Your chances of getting a scholarship is likely to vary depending on things like gender, race, age, family back ground, geographical location and income level.

Most scholarships will have a website where you can read more about what the scholarship is set up to support, who can apply, how you apply and when you can apply. You may also be able to find a directory which has a list of all the scholarships you can apply for in your area.

State funded schools

We know of 3 state funded schools in the Nordic countries. There is one in Norway, one in Sweden and one in Finland.

You may never have heard of them and this is because these schools don’t do a lot of advertisement.

Even with no advertisement they still get 100’s of applications for maybe only a few openings per year. If they did advertisement their recruitment would simply become a mamooth task. Also naturally the private run flyings schools will not talk about the state schools as that would be like turning a potential customer away.

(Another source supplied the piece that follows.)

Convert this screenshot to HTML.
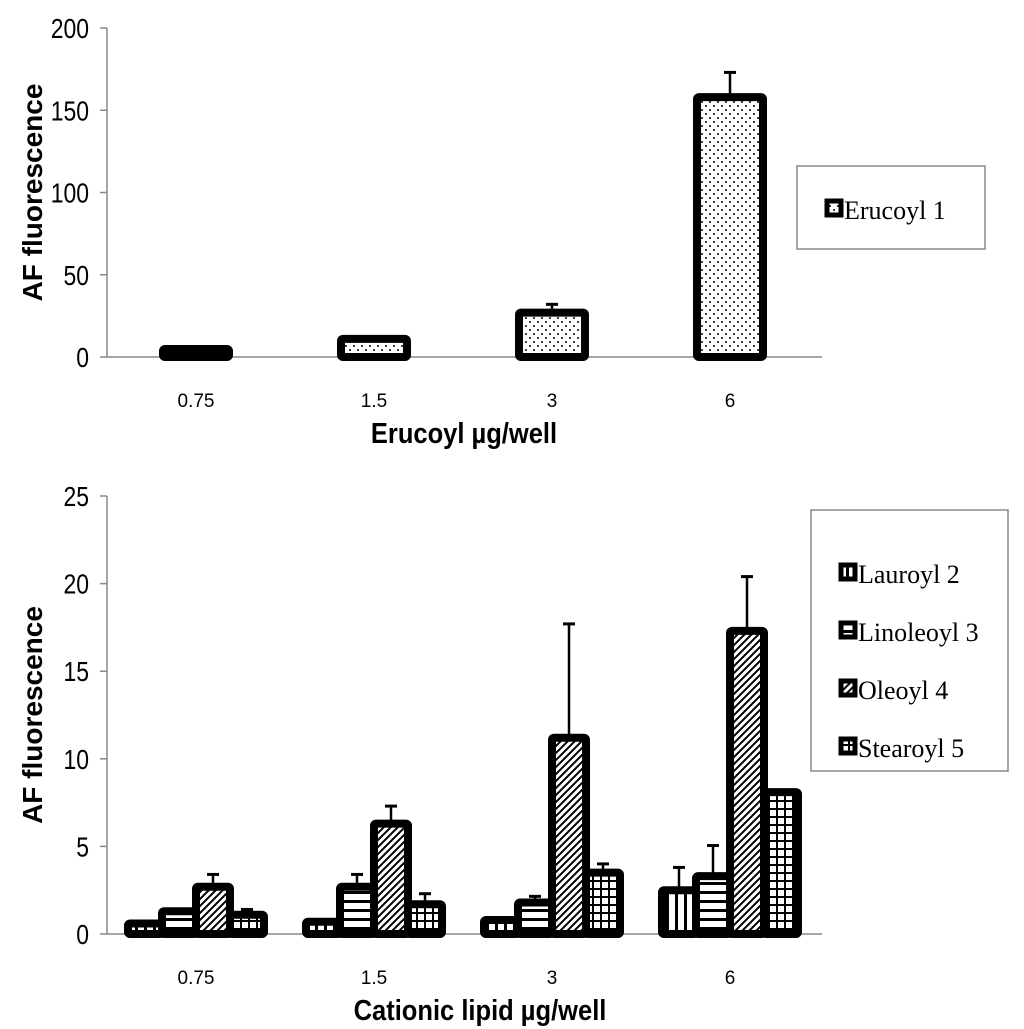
<!DOCTYPE html>
<html><head><meta charset="utf-8"><style>
body{margin:0;background:#fff}
svg{display:block}
</style></head><body>
<svg id="c" width="1024" height="1029" xmlns="http://www.w3.org/2000/svg">
<defs>
<pattern id="pDots" width="8" height="8" patternUnits="userSpaceOnUse"><rect width="8" height="8" fill="#fff"/><circle cx="2" cy="2" r="1" fill="#000"/><circle cx="6" cy="6" r="1" fill="#000"/></pattern>
<pattern id="pVert" width="9" height="9" patternUnits="userSpaceOnUse"><rect width="9" height="9" fill="#fff"/><rect x="0" width="3" height="9" fill="#000"/></pattern>
<pattern id="pHorz" width="9" height="9" patternUnits="userSpaceOnUse"><rect width="9" height="9" fill="#fff"/><rect y="0" width="9" height="3" fill="#000"/></pattern>
<pattern id="pDiag" width="7" height="7" patternUnits="userSpaceOnUse"><rect width="7" height="7" fill="#fff"/><path d="M-1,8 L8,-1 M-2,2 L2,-2 M5,9 L9,5" stroke="#000" stroke-width="2"/></pattern>
<pattern id="pGrid" width="8" height="8" patternUnits="userSpaceOnUse"><rect width="8" height="8" fill="#fff"/><rect width="2" height="8" fill="#000"/><rect width="8" height="2" fill="#000"/></pattern>
</defs>
</svg>
<script>
const categories=["0.75","1.5","3","6"];
const erucoyl=[2,11,27,158];
const erucoylErr=[2,1,5,15];
const topTicks=[0,50,100,150,200];
const seriesNames=["Lauroyl 2","Linoleoyl 3","Oleoyl 4","Stearoyl 5"];
const lauroyl=[0.6,0.7,0.8,2.5];
const linoleoyl=[1.3,2.7,1.8,3.3];
const oleoyl=[2.7,6.3,11.2,17.3];
const stearoyl=[1.1,1.7,3.5,8.1];
const lauroylErr=[0.05,0.05,0.05,1.3];
const linoleoylErr=[0.05,0.7,0.35,1.75];
const oleoylErr=[0.7,1.0,6.5,3.1];
const stearoylErr=[0.3,0.6,0.5,0.05];
const botTicks=[0,5,10,15,20,25];

const NS="http://www.w3.org/2000/svg";
const svg=document.getElementById('c');
function el(tag,attrs,text){const e=document.createElementNS(NS,tag);for(const k in attrs)e.setAttribute(k,attrs[k]);if(text!==undefined)e.textContent=text;svg.appendChild(e);return e;}
function c_(i){return categories[i].replace('.','-');}

function chart(o){
  const x0=107,x1=822,slot=178;
  const y=v=>o.yb-(v/o.max)*(o.yb-o.yt);
  const cx=i=>x0+slot*(i+0.5);
  let a=el('line',{x1:x0,y1:o.yt,x2:x0,y2:o.yb,stroke:'#888','stroke-width':1.5});
  
  a=el('line',{x1:x0,y1:o.yb,x2:x1,y2:o.yb,stroke:'#888','stroke-width':1.5});
  
  o.ticks.forEach(t=>{
    let l=el('line',{x1:x0-7,y1:y(t),x2:x0,y2:y(t),stroke:'#888','stroke-width':1.5});
    
    let tx=el('text',{x:0,y:0,transform:`translate(${x0-18},${y(t)+10}) scale(0.82,1)`,'text-anchor':'end','font-family':'Liberation Sans, sans-serif','font-size':28},t);
    
  });
  categories.forEach((c,i)=>{
    let tx=el('text',{x:cx(i),y:o.yb+50,'text-anchor':'middle','font-family':'Liberation Sans, sans-serif','font-size':19},c);
    
  });
  o.series.forEach((s,si)=>{
    s.vals.forEach((v,i)=>{
      const bx=cx(i)-o.groupW/2+si*o.bw;
      const top=y(v);
      let e=el('line',{x1:bx+o.bw/2,y1:y(v+s.err[i]),x2:bx+o.bw/2,y2:top,stroke:'#000','stroke-width':2.5});
      
      e=el('line',{x1:bx+o.bw/2-6,y1:y(v+s.err[i]),x2:bx+o.bw/2+6,y2:y(v+s.err[i]),stroke:'#000','stroke-width':3});
      
      let r=el('rect',{x:bx,y:Math.min(top,o.yb-8),width:o.bw,height:Math.max(o.yb-top,8),fill:'url(#'+s.pat+')',stroke:'#000','stroke-width':8,rx:2});
      
      
    });
  });
  let t=el('text',{x:0,y:0,transform:`translate(${o.ytx},${(o.yt+o.yb)/2}) rotate(-90)`,'text-anchor':'middle','font-family':'Liberation Sans, sans-serif','font-weight':'bold','font-size':28},'AF fluorescence');
  
  t=el('text',{x:0,y:0,transform:`translate(${o.xtx},${o.yb+86}) scale(0.88,1)`,'text-anchor':'middle','font-family':'Liberation Sans, sans-serif','font-weight':'bold','font-size':29},o.xt);
  
  let lg=el('rect',{x:o.lx,y:o.ly,width:o.lw,height:o.lh,fill:'#fff',stroke:'#888','stroke-width':1.5});
  
  o.series.forEach((s,si)=>{
    const yy=o.ly+o.l0+si*o.lstep;
    let k=el('rect',{x:o.lx+30,y:yy-9,width:14,height:14,fill:'url(#'+s.pat+')',stroke:'#000','stroke-width':5});
    
    let lt=el('text',{x:o.lx+47,y:yy+9,'font-family':'Liberation Serif, serif','font-size':26},s.name);
    
  });
}

chart({p:'top',yt:28,yb:357,max:200,ticks:topTicks,bw:66,groupW:66,
  series:[{name:'Erucoyl 1',vals:erucoyl,err:erucoylErr,pat:'pDots'}],
  ytx:42,xtx:464,xt:'Erucoyl µg/well',lx:797,ly:166,lw:188,lh:83,l0:44,lstep:0});
chart({p:'bottom',yt:496,yb:934,max:25,ticks:botTicks,bw:34,groupW:136,
  series:[{name:'Lauroyl 2',vals:lauroyl,err:lauroylErr,pat:'pVert'},
          {name:'Linoleoyl 3',vals:linoleoyl,err:linoleoylErr,pat:'pHorz'},
          {name:'Oleoyl 4',vals:oleoyl,err:oleoylErr,pat:'pDiag'},
          {name:'Stearoyl 5',vals:stearoyl,err:stearoylErr,pat:'pGrid'}],
  ytx:42,xtx:480,xt:'Cationic lipid µg/well',lx:811,ly:510,lw:197,lh:261,l0:64,lstep:58});
</script>
</body></html>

Going to a state school is not always completely free. You can still expect to pay a little bit towards your training. For example if you get into the school in Finland you can expect to pay around 30.000 EUR. To get into one of the state schools you need to go through a long application process. The first stage of the selection process is usually done based solely on your academic results and where you are from. So unless you have very high grades and you are of nordic origin you are unlikely to get past the first stage. The next stages of the selection process tend to be similar and just as hard as those you go through as a military pilot. Many of the state schools will add more academic content to the pilot training, so you can expect your pilot training to take 3 years vs the “normal” 2 years. Some airlines give pilots from the state schools preferential treatment as the quality of the students is well respected in the industry.

Cadet schemes

A Cadet Scheme is usually run by an airline. Sometimes the scheme is part sponsored by the airline and the idea is that you will complete the pilot training and then fly for the airline. To make this happen as smooth as possible cadets are normally training using the specific airline’s procedures. A lot of the time a typerating and linetraining programme is included in the end of the “normal pilot training”.

Often cadet schemes are a lot more expensive than normal pilot training but because you have a higher chance of employment at the end, banks tend to be more willing to support your request for a loan. 

Historically cadet schemes have had a mixed success ratio. 2 years (the time it takes for you to complete your training) is a long time in aviation and the airline could have gone from “needing a lot of pilots” to “not needing any pilots”. If this happens the cadet pilot ends up in a “holding pool”. Usually you don’t get paid anything in a holding pool and it can be a tricky situation for the pilot to be in as you cannot really commit to anything else. The worst case scenario is if the  airline decides to close the cadet scheme. In this case you sometimes still have to pay for your training.   

Save up by working

Of all the options this one is probably the most realistic one. This might not be what you want to hear but basically you need to work your ass of. It could be that you will have to have two jobs for a few years in order to save up.

It varies how much the bank is asking you to save up yourself. This could be 10%, 20% or 30% of the total cost to become a pilot but it depends on the financial market.

If you cannot get a loan at all, you can still become a pilot if you go the modular route. The modular route is where you are in charge of your own pilot training and you complete your training module by module, opposed to the integrated route (the most popular one) where you are part of a class at a flying school. If you have to work alongside your modular pilot training then of course it will take you longer to become a pilot but that way you could become a pilot without having had the opportunity to get a training loan.